▶ Exercise description: Without including the pictures, copy out every line below.
>> start
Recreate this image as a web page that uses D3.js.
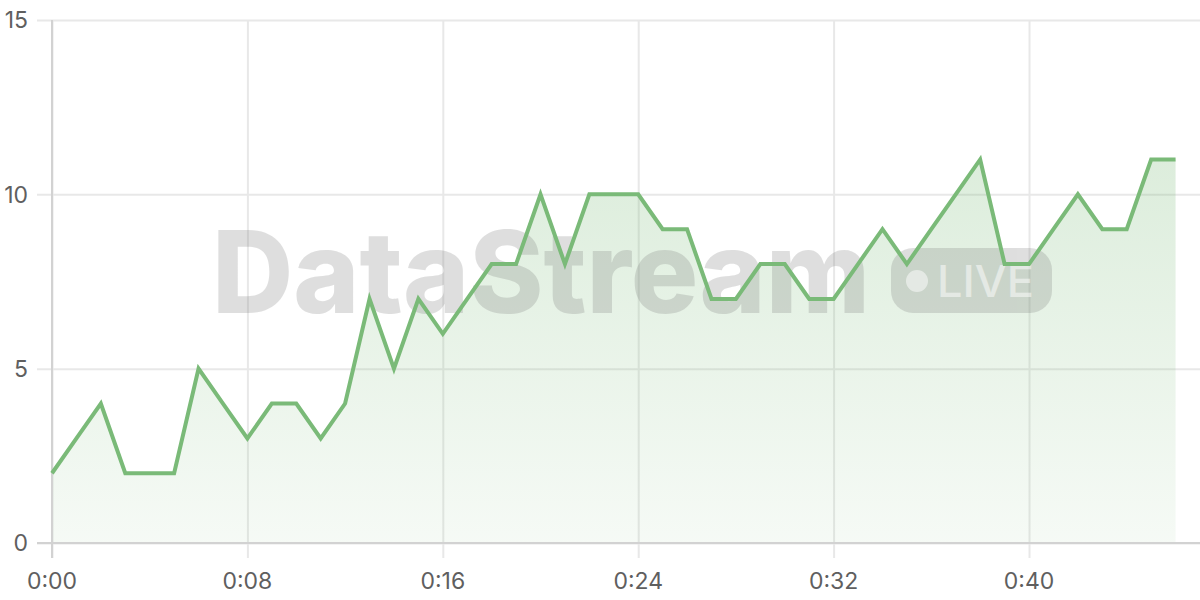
<!DOCTYPE html>
<html>
<head>
<meta charset="utf-8">
<script src="https://cdn.jsdelivr.net/npm/d3@7"></script>
<style>
  html, body { margin: 0; padding: 0; background: #fff; }
  svg { display: block; font-family: Inter, "Noto Sans", sans-serif; }
</style>
</head>
<body>
<svg id="chart" width="1200" height="600"></svg>
<script>
// seconds since start, one sample per second
const seconds = d3.range(0, 47);
const values = [2, 3, 4, 2, 2, 2, 5, 4, 3, 4, 4, 3, 4, 7, 5, 7, 6, 7, 8, 8,
  10, 8, 10, 10, 10, 9, 9, 7, 7, 8, 8, 7, 7, 8, 9, 8, 9, 10, 11, 8,
  8, 9, 10, 9, 9, 11, 11];
const xTicks = [0, 8, 16, 24, 32, 40];
const yTicks = [0, 5, 10, 15];

const data = seconds.map((s, i) => ({ t: s, v: values[i] }));

const svg = d3.select("#chart");
const margin = { top: 20, right: 0, bottom: 57, left: 52 };
const W = 1200, H = 600;

const x = d3.scaleLinear().domain([0, 47]).range([margin.left, W - margin.right]);
const y = d3.scaleLinear().domain([0, 15]).range([H - margin.bottom, margin.top]);

const fmt = (s) => `${Math.floor(s / 60)}:${String(s % 60).padStart(2, "0")}`;

// gradient for the area
const defs = svg.append("defs");
const grad = defs.append("linearGradient")
  .attr("id", "areaFill")
  .attr("gradientUnits", "userSpaceOnUse")
  .attr("x1", 0).attr("x2", 0)
  .attr("y1", y(d3.max(values))).attr("y2", y(0));
grad.append("stop").attr("offset", "0%").attr("stop-color", "#7aba78").attr("stop-opacity", 0.26);
grad.append("stop").attr("offset", "100%").attr("stop-color", "#7aba78").attr("stop-opacity", 0.07);

// horizontal grid + y ticks
svg.append("g")
  .attr("transform", `translate(${margin.left},0)`)
  .call(d3.axisLeft(y).tickValues(yTicks).tickSize(15).tickFormat(""))
  .call(g => g.select(".domain").remove())
  .call(g => g.selectAll(".tick line")
    .attr("x2", W - margin.left - margin.right)
    .attr("x1", -15)
    .attr("stroke", "#e8e8e8")
    .attr("stroke-width", 2));

// vertical grid + x ticks
svg.append("g")
  .attr("transform", `translate(0,${margin.top})`)
  .call(d3.axisBottom(x).tickValues(xTicks).tickSize(0).tickFormat(""))
  .call(g => g.select(".domain").remove())
  .call(g => g.selectAll(".tick line")
    .attr("y1", 0)
    .attr("y2", H - margin.bottom - margin.top + 15)
    .attr("stroke", "#e8e8e8")
    .attr("stroke-width", 2));

// area
svg.append("path")
  .datum(data)
  .attr("fill", "url(#areaFill)")
  .attr("d", d3.area().x(d => x(d.t)).y0(y(0)).y1(d => y(d.v)));

// watermark
const wm = svg.append("g").attr("opacity", 0.22);
wm.append("text")
  .attr("x", 212)
  .attr("y", 313)
  .attr("font-size", 114)
  .attr("font-weight", 800)
  .attr("fill", "#6f6f6f")
  .attr("textLength", 658)
  .attr("lengthAdjust", "spacingAndGlyphs")
  .text("DataStream");

wm.append("rect")
  .attr("x", 891).attr("y", 248)
  .attr("width", 161).attr("height", 65)
  .attr("rx", 22)
  .attr("fill", "#6f6f6f");
const live = svg.append("g").attr("opacity", 0.5);
live.append("circle")
  .attr("cx", 917).attr("cy", 281).attr("r", 11)
  .attr("fill", "#fff");
live.append("text")
  .attr("x", 937).attr("y", 297)
  .attr("font-size", 44)
  .attr("font-weight", 500)
  .attr("fill", "#fff")
  .attr("textLength", 97)
  .attr("lengthAdjust", "spacingAndGlyphs")
  .text("LIVE");

// axis lines
svg.append("line")
  .attr("x1", margin.left).attr("x2", margin.left)
  .attr("y1", margin.top).attr("y2", H - margin.bottom + 15)
  .attr("stroke", "#d2d2d2").attr("stroke-width", 2);
svg.append("line")
  .attr("x1", margin.left - 15).attr("x2", W)
  .attr("y1", y(0)).attr("y2", y(0))
  .attr("stroke", "#d2d2d2").attr("stroke-width", 2);

// line
svg.append("path")
  .datum(data)
  .attr("fill", "none")
  .attr("stroke", "#7aba78")
  .attr("stroke-width", 4)
  .attr("stroke-linejoin", "miter")
  .attr("d", d3.line().x(d => x(d.t)).y(d => y(d.v)));

// tick labels
svg.append("g")
  .selectAll("text")
  .data(yTicks)
  .join("text")
  .attr("x", 28)
  .attr("y", d => y(d))
  .attr("dy", "0.36em")
  .attr("text-anchor", "end")
  .attr("font-size", 23)
  .attr("fill", "#5f5f5f")
  .text(d => d);

svg.append("g")
  .selectAll("text")
  .data(xTicks)
  .join("text")
  .attr("x", d => x(d))
  .attr("y", 589)
  .attr("text-anchor", "middle")
  .attr("font-size", 23)
  .attr("fill", "#5f5f5f")
  .text(d => fmt(d));
</script>
</body>
</html>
>> end
▶ Correct answer:
Recreate this image as a web page that uses D3.js.
<!DOCTYPE html>
<html>
<head>
<meta charset="utf-8">
<script src="https://cdn.jsdelivr.net/npm/d3@7"></script>
<style>
  html, body { margin: 0; padding: 0; background: #fff; }
  svg { display: block; font-family: Inter, "Noto Sans", sans-serif; }
</style>
</head>
<body>
<svg id="chart" width="1200" height="600"></svg>
<script>
// seconds since start, one sample per second
const seconds = d3.range(0, 47);
const values = [2, 3, 4, 2, 2, 2, 5, 4, 3, 4, 4, 3, 4, 7, 5, 7, 6, 7, 8, 8,
  10, 8, 10, 10, 10, 9, 9, 7, 7, 8, 8, 7, 7, 8, 9, 8, 9, 10, 11, 8,
  8, 9, 10, 9, 9, 11, 11];
const xTicks = [0, 8, 16, 24, 32, 40];
const yTicks = [0, 5, 10, 15];

const data = seconds.map((s, i) => ({ t: s, v: values[i] }));

const svg = d3.select("#chart");
const margin = { top: 20, right: 0, bottom: 57, left: 52 };
const W = 1200, H = 600;

const x = d3.scaleLinear().domain([0, 47]).range([margin.left, W - margin.right]);
const y = d3.scaleLinear().domain([0, 15]).range([H - margin.bottom, margin.top]);

const fmt = (s) => `${Math.floor(s / 60)}:${String(s % 60).padStart(2, "0")}`;

// gradient for the area
const defs = svg.append("defs");
const grad = defs.append("linearGradient")
  .attr("id", "areaFill")
  .attr("gradientUnits", "userSpaceOnUse")
  .attr("x1", 0).attr("x2", 0)
  .attr("y1", y(d3.max(values))).attr("y2", y(0));
grad.append("stop").attr("offset", "0%").attr("stop-color", "#7aba78").attr("stop-opacity", 0.26);
grad.append("stop").attr("offset", "100%").attr("stop-color", "#7aba78").attr("stop-opacity", 0.07);

// horizontal grid + y ticks
svg.append("g")
  .attr("transform", `translate(${margin.left},0)`)
  .call(d3.axisLeft(y).tickValues(yTicks).tickSize(15).tickFormat(""))
  .call(g => g.select(".domain").remove())
  .call(g => g.selectAll(".tick line")
    .attr("x2", W - margin.left - margin.right)
    .attr("x1", -15)
    .attr("stroke", "#e8e8e8")
    .attr("stroke-width", 2));

// vertical grid + x ticks
svg.append("g")
  .attr("transform", `translate(0,${margin.top})`)
  .call(d3.axisBottom(x).tickValues(xTicks).tickSize(0).tickFormat(""))
  .call(g => g.select(".domain").remove())
  .call(g => g.selectAll(".tick line")
    .attr("y1", 0)
    .attr("y2", H - margin.bottom - margin.top + 15)
    .attr("stroke", "#e8e8e8")
    .attr("stroke-width", 2));

// area
svg.append("path")
  .datum(data)
  .attr("fill", "url(#areaFill)")
  .attr("d", d3.area().x(d => x(d.t)).y0(y(0)).y1(d => y(d.v)));

// watermark
const wm = svg.append("g").attr("opacity", 0.22);
wm.append("text")
  .attr("x", 212)
  .attr("y", 313)
  .attr("font-size", 114)
  .attr("font-weight", 800)
  .attr("fill", "#6f6f6f")
  .attr("textLength", 658)
  .attr("lengthAdjust", "spacingAndGlyphs")
  .text("DataStream");

wm.append("rect")
  .attr("x", 891).attr("y", 248)
  .attr("width", 161).attr("height", 65)
  .attr("rx", 22)
  .attr("fill", "#6f6f6f");
const live = svg.append("g").attr("opacity", 0.5);
live.append("circle")
  .attr("cx", 917).attr("cy", 281).attr("r", 11)
  .attr("fill", "#fff");
live.append("text")
  .attr("x", 937).attr("y", 297)
  .attr("font-size", 44)
  .attr("font-weight", 500)
  .attr("fill", "#fff")
  .attr("textLength", 97)
  .attr("lengthAdjust", "spacingAndGlyphs")
  .text("LIVE");

// axis lines
svg.append("line")
  .attr("x1", margin.left).attr("x2", margin.left)
  .attr("y1", margin.top).attr("y2", H - margin.bottom + 15)
  .attr("stroke", "#d2d2d2").attr("stroke-width", 2);
svg.append("line")
  .attr("x1", margin.left - 15).attr("x2", W)
  .attr("y1", y(0)).attr("y2", y(0))
  .attr("stroke", "#d2d2d2").attr("stroke-width", 2);

// line
svg.append("path")
  .datum(data)
  .attr("fill", "none")
  .attr("stroke", "#7aba78")
  .attr("stroke-width", 4)
  .attr("stroke-linejoin", "miter")
  .attr("d", d3.line().x(d => x(d.t)).y(d => y(d.v)));

// tick labels
svg.append("g")
  .selectAll("text")
  .data(yTicks)
  .join("text")
  .attr("x", 28)
  .attr("y", d => y(d))
  .attr("dy", "0.36em")
  .attr("text-anchor", "end")
  .attr("font-size", 23)
  .attr("fill", "#5f5f5f")
  .text(d => d);

svg.append("g")
  .selectAll("text")
  .data(xTicks)
  .join("text")
  .attr("x", d => x(d))
  .attr("y", 589)
  .attr("text-anchor", "middle")
  .attr("font-size", 23)
  .attr("fill", "#5f5f5f")
  .text(d => fmt(d));
</script>
</body>
</html>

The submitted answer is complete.